Lunar PNT services will be a cornerstone of sustainable lunar operations, enabling mission safety and precision. As lunar exploration expands, PNT systems will evolve to offer enhanced accuracy, coverage, and resilience, supporting commercial and scientific endeavors on and around the Moon.

References

• [1] NASA, "Moon to Mars Architecture Definition Document (ESDMD-001) – Revision B," 2024.

• [2] K. -M. Cheung, W. W. Jun, S. Bhamidipati and P. Carter, "Ground-Assisted Position Navigation and Timing (PNT) for Moon and Mars," 2024 IEEE Aerospace Conference, Big Sky, MT, USA, 2024, pp. 1-19.

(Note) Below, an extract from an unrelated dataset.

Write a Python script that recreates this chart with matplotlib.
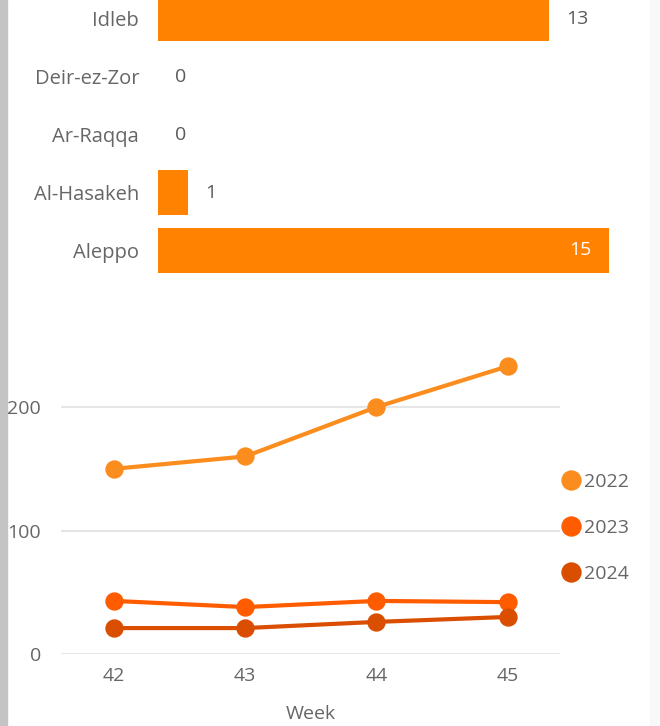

• [3] Kaila M. Y. Coimbra, Marta Cortinovis, Tara Mina, and Grace Gao, Stanford University, "Single-Satellite Lunar Navigation via Doppler Shift Observables for the NASA Endurance Mission," ION GNSS+ 2024, September 16-20, Baltimore, MD, USA. 

• [4] NASA, "LunaNet Interoperability Specification," Version 5, Feb. 7th, 2025.

• [5] NASA, "LunaNet Signal-In-Space Recommended Standard - Augmented Forward Signal (LSIS - AFS) Volume A," Version 1, Jan. 29th, 2025.